## Data section
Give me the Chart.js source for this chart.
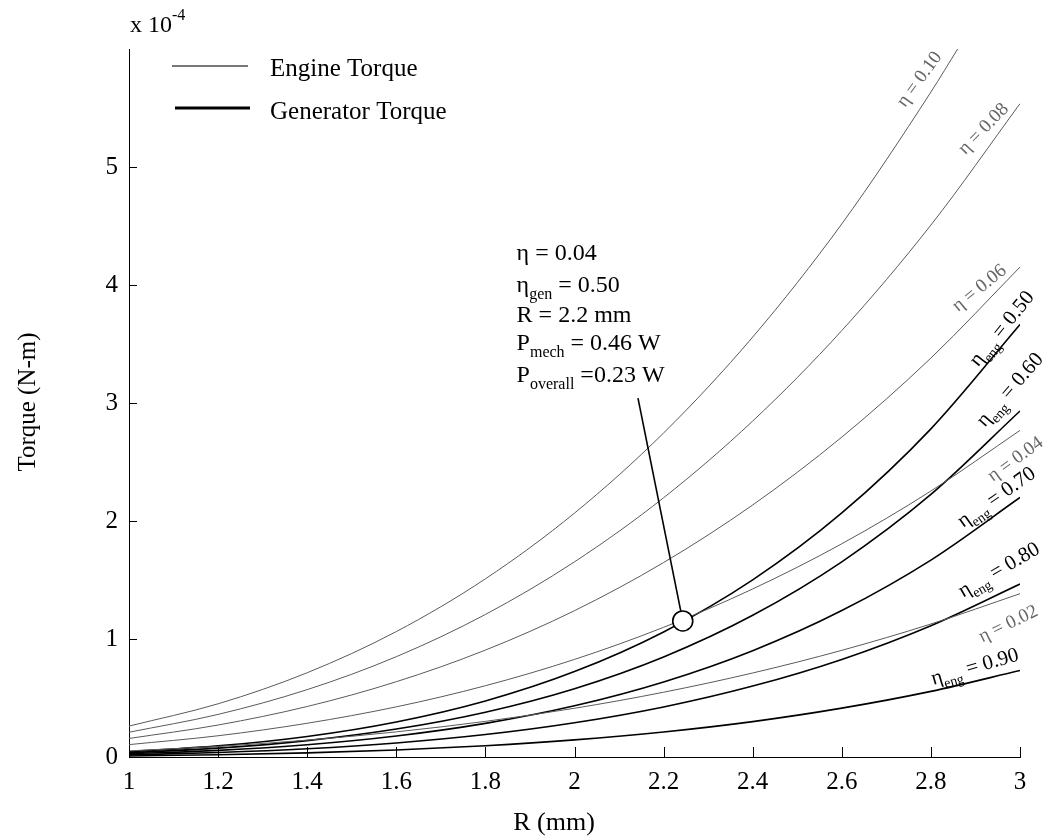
<!DOCTYPE html>
<html>
<head>
<meta charset="utf-8">
<title>Engine and generator torque vs R</title>
<script src="https://cdn.jsdelivr.net/npm/chart.js@4.4.1/dist/chart.umd.min.js"></script>
<style>
  html, body { margin: 0; padding: 0; background: #ffffff; }
  canvas { display: block; }
</style>
</head>
<body>
<canvas id="torqueChart" width="1051" height="839"></canvas>
<script>
// Rotor radius R (mm)
const radius = [1.0, 1.2, 1.4, 1.6, 1.8, 2.0, 2.2, 2.4, 2.6, 2.8, 3.0];
// the eta = 0.10 curve leaves the top of the plot near R = 2.86
const radiusTop = [1.0, 1.2, 1.4, 1.6, 1.8, 2.0, 2.2, 2.4, 2.6, 2.8, 2.86];

// Engine torque, x 1e-4 N-m (thin grey curves)
const engEta10 = [0.262, 0.451, 0.714, 1.063, 1.510, 2.067, 2.746, 3.559, 4.518, 5.635, 6.00];
const engEta08 = [0.210, 0.361, 0.571, 0.850, 1.208, 1.654, 2.197, 2.847, 3.614, 4.508, 5.537];
const engEta06 = [0.157, 0.271, 0.428, 0.638, 0.906, 1.240, 1.648, 2.136, 2.711, 3.381, 4.152];
const engEta04 = [0.105, 0.180, 0.286, 0.425, 0.604, 0.827, 1.099, 1.424, 1.807, 2.254, 2.768];
const engEta02 = [0.052, 0.090, 0.143, 0.213, 0.302, 0.413, 0.549, 0.712, 0.904, 1.127, 1.384];

// Generator torque, x 1e-4 N-m (black curves)
const genEta50 = [0.045, 0.094, 0.174, 0.297, 0.475, 0.724, 1.060, 1.501, 2.068, 2.781, 3.665];
const genEta60 = [0.036, 0.075, 0.139, 0.237, 0.380, 0.579, 0.848, 1.201, 1.654, 2.225, 2.932];
const genEta70 = [0.027, 0.056, 0.104, 0.178, 0.285, 0.434, 0.636, 0.901, 1.241, 1.669, 2.199];
const genEta80 = [0.018, 0.038, 0.070, 0.119, 0.190, 0.290, 0.424, 0.601, 0.827, 1.113, 1.466];
const genEta90 = [0.009, 0.019, 0.035, 0.059, 0.095, 0.145, 0.212, 0.300, 0.414, 0.556, 0.733];

// operating point (R, torque) marked with the circle
const opPoint = [2.243, 1.153];

const xTicks = [1, 1.2, 1.4, 1.6, 1.8, 2, 2.2, 2.4, 2.6, 2.8, 3];
const yTicks = [0, 1, 2, 3, 4, 5];

const serif = '"Liberation Serif", "Times New Roman", "DejaVu Serif", serif';
const engColor = '#5a5a5a';
const genColor = '#000000';

function pts(xs, ys) {
    return ys.map((v, i) => ({ x: xs[i], y: v }));
}

function engineSet(label, ys, xs) {
    return {
        label: label,
        data: pts(xs || radius, ys),
        borderColor: engColor,
        borderWidth: 1,
        pointRadius: 0,
        cubicInterpolationMode: 'monotone',
        fill: false
    };
}

function generatorSet(label, ys) {
    return {
        label: label,
        data: pts(radius, ys),
        borderColor: genColor,
        borderWidth: 1.6,
        pointRadius: 0,
        cubicInterpolationMode: 'monotone',
        fill: false
    };
}

// draws text made of normal / subscript / superscript pieces, returns end x
function richText(ctx, parts, x, y, size) {
    let cx = x;
    parts.forEach(p => {
        const small = p.sub || p.sup;
        const fs = small ? Math.round(size * 0.66) : size;
        ctx.font = fs + 'px ' + serif;
        const dy = p.sub ? size * 0.3 : (p.sup ? -size * 0.48 : 0);
        ctx.fillText(p.t, cx, y + dy);
        cx += ctx.measureText(p.t).width;
    });
    return cx;
}

// labels at the right-hand end of each curve (r, v = baseline start, in data units)
const curveLabels = [
    { parts: [{ t: 'η = 0.10' }], r: 2.742, v: 5.50, angle: 54, size: 19, color: '#666' },
    { parts: [{ t: 'η = 0.08' }], r: 2.877, v: 5.10, angle: 46, size: 19, color: '#666' },
    { parts: [{ t: 'η = 0.06' }], r: 2.861, v: 3.77, angle: 39, size: 19, color: '#666' },
    { parts: [{ t: 'η' }, { t: 'eng', sub: true }, { t: ' = 0.50' }], r: 2.906, v: 3.30, angle: 51, size: 21, color: '#000' },
    { parts: [{ t: 'η' }, { t: 'eng', sub: true }, { t: ' = 0.60' }], r: 2.921, v: 2.79, angle: 49, size: 21, color: '#000' },
    { parts: [{ t: 'η = 0.04' }], r: 2.939, v: 2.33, angle: 36, size: 19, color: '#666' },
    { parts: [{ t: 'η' }, { t: 'eng', sub: true }, { t: ' = 0.70' }], r: 2.872, v: 1.94, angle: 35, size: 21, color: '#000' },
    { parts: [{ t: 'η' }, { t: 'eng', sub: true }, { t: ' = 0.80' }], r: 2.872, v: 1.35, angle: 30, size: 21, color: '#000' },
    { parts: [{ t: 'η = 0.02' }], r: 2.915, v: 0.97, angle: 26, size: 19, color: '#666' },
    { parts: [{ t: 'η' }, { t: 'eng', sub: true }, { t: ' = 0.90' }], r: 2.805, v: 0.61, angle: 16, size: 21, color: '#000' }
];

// annotation block next to the operating point
const noteLines = [
    [{ t: 'η = 0.04' }],
    [{ t: 'η' }, { t: 'gen', sub: true }, { t: ' = 0.50' }],
    [{ t: 'R = 2.2 mm' }],
    [{ t: 'P' }, { t: 'mech', sub: true }, { t: ' = 0.46 W' }],
    [{ t: 'P' }, { t: 'overall', sub: true }, { t: ' =0.23 W' }]
];
const noteAnchor = [1.870, 4.212];   // left / first baseline
const noteSpacing = [0, 31.7, 61.7, 90, 121.7];
const leaderStart = [2.1425, 3.042];

const decorPlugin = {
    id: 'decor',
    afterDatasetsDraw(chart) {
        const { ctx, chartArea: a, scales: { x, y } } = chart;
        ctx.save();

        // inward tick marks
        ctx.strokeStyle = '#000';
        ctx.lineWidth = 1;
        ctx.beginPath();
        xTicks.forEach(v => {
            const px = Math.round(x.getPixelForValue(v)) + 0.5;
            ctx.moveTo(px, a.bottom);
            ctx.lineTo(px, a.bottom - 10);
        });
        yTicks.forEach(v => {
            const py = Math.round(y.getPixelForValue(v)) + 0.5;
            ctx.moveTo(a.left, py);
            ctx.lineTo(a.left + 8, py);
        });
        ctx.stroke();

        // leader line to the operating point
        const cx = x.getPixelForValue(opPoint[0]);
        const cy = y.getPixelForValue(opPoint[1]);
        const sx = x.getPixelForValue(leaderStart[0]);
        const sy = y.getPixelForValue(leaderStart[1]);
        const len = Math.hypot(cx - sx, cy - sy);
        ctx.lineWidth = 1.6;
        ctx.beginPath();
        ctx.moveTo(sx, sy);
        ctx.lineTo(cx - (cx - sx) * 10 / len, cy - (cy - sy) * 10 / len);
        ctx.stroke();

        // curve labels
        ctx.textBaseline = 'alphabetic';
        ctx.textAlign = 'left';
        curveLabels.forEach(l => {
            ctx.save();
            ctx.translate(x.getPixelForValue(l.r), y.getPixelForValue(l.v));
            ctx.rotate(-l.angle * Math.PI / 180);
            ctx.fillStyle = l.color;
            richText(ctx, l.parts, 0, 0, l.size);
            ctx.restore();
        });

        // annotation text
        ctx.fillStyle = '#000';
        const nx = x.getPixelForValue(noteAnchor[0]);
        const ny = y.getPixelForValue(noteAnchor[1]);
        noteLines.forEach((parts, i) => {
            richText(ctx, parts, nx, ny + noteSpacing[i], 24);
        });

        // legend
        ctx.strokeStyle = '#777';
        ctx.lineWidth = 2;
        ctx.beginPath();
        ctx.moveTo(a.left + 43, a.top + 17);
        ctx.lineTo(a.left + 119, a.top + 17);
        ctx.stroke();
        ctx.strokeStyle = '#000';
        ctx.lineWidth = 3;
        ctx.beginPath();
        ctx.moveTo(a.left + 46, a.top + 59);
        ctx.lineTo(a.left + 121, a.top + 59);
        ctx.stroke();
        ctx.fillStyle = '#000';
        ctx.font = '25px ' + serif;
        ctx.fillText('Engine Torque', a.left + 141, a.top + 27);
        ctx.fillText('Generator Torque', a.left + 141, a.top + 70);

        // exponent of the y axis
        richText(ctx, [{ t: 'x 10' }, { t: '-4', sup: true }], a.left + 1, 32, 24);

        // axis titles
        ctx.font = '26px ' + serif;
        ctx.textAlign = 'center';
        ctx.textBaseline = 'middle';
        ctx.fillText('R (mm)', a.left + (a.right - a.left) * 0.477, 823);
        ctx.save();
        ctx.translate(28, 402);
        ctx.rotate(-Math.PI / 2);
        ctx.font = '25px ' + serif;
        ctx.fillText('Torque (N-m)', 0, 0);
        ctx.restore();

        ctx.restore();
    }
};

new Chart(document.getElementById('torqueChart'), {
    type: 'line',
    data: {
        datasets: [
            {
                type: 'scatter',
                label: 'operating point',
                data: [{ x: opPoint[0], y: opPoint[1] }],
                pointRadius: 10,
                pointBackgroundColor: '#ffffff',
                pointBorderColor: '#000000',
                pointBorderWidth: 1.6,
                showLine: false
            },
            engineSet('η = 0.10', engEta10, radiusTop),
            engineSet('η = 0.08', engEta08),
            engineSet('η = 0.06', engEta06),
            engineSet('η = 0.04', engEta04),
            engineSet('η = 0.02', engEta02),
            generatorSet('ηeng = 0.50', genEta50),
            generatorSet('ηeng = 0.60', genEta60),
            generatorSet('ηeng = 0.70', genEta70),
            generatorSet('ηeng = 0.80', genEta80),
            generatorSet('ηeng = 0.90', genEta90)
        ]
    },
    options: {
        responsive: false,
        animation: false,
        devicePixelRatio: 1,
        layout: { padding: { top: 49, right: 31, left: 0, bottom: 0 } },
        plugins: {
            legend: { display: false },
            tooltip: { enabled: false }
        },
        scales: {
            x: {
                type: 'linear',
                min: 1,
                max: 3,
                afterFit(s) { s.height = 82; },
                grid: { display: true, drawOnChartArea: false, drawTicks: false },
                border: { display: true, color: '#000', width: 1 },
                ticks: {
                    stepSize: 0.2,
                    padding: 10,
                    color: '#000',
                    font: { family: serif, size: 25 },
                    maxRotation: 0,
                    callback: v => String(+v.toFixed(1))
                }
            },
            y: {
                type: 'linear',
                min: 0,
                max: 6,
                afterFit(s) { s.width = 129; },
                grid: { display: true, drawOnChartArea: false, drawTicks: false },
                border: { display: true, color: '#000', width: 1 },
                ticks: {
                    stepSize: 1,
                    padding: 11,
                    color: '#000',
                    font: { family: serif, size: 25 },
                    callback: v => (v > 5 ? '' : String(v))
                }
            }
        }
    },
    plugins: [decorPlugin]
});
</script>
</body>
</html>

## Exercise directions
Write out exactly the opening lines of the data, stopping after the line that holds "2.6, 2.8, 2.86];". Exclude pictures.

## Answer to this exercise
Give me the Chart.js source for this chart.
<!DOCTYPE html>
<html>
<head>
<meta charset="utf-8">
<title>Engine and generator torque vs R</title>
<script src="https://cdn.jsdelivr.net/npm/chart.js@4.4.1/dist/chart.umd.min.js"></script>
<style>
  html, body { margin: 0; padding: 0; background: #ffffff; }
  canvas { display: block; }
</style>
</head>
<body>
<canvas id="torqueChart" width="1051" height="839"></canvas>
<script>
// Rotor radius R (mm)
const radius = [1.0, 1.2, 1.4, 1.6, 1.8, 2.0, 2.2, 2.4, 2.6, 2.8, 3.0];
// the eta = 0.10 curve leaves the top of the plot near R = 2.86
const radiusTop = [1.0, 1.2, 1.4, 1.6, 1.8, 2.0, 2.2, 2.4, 2.6, 2.8, 2.86];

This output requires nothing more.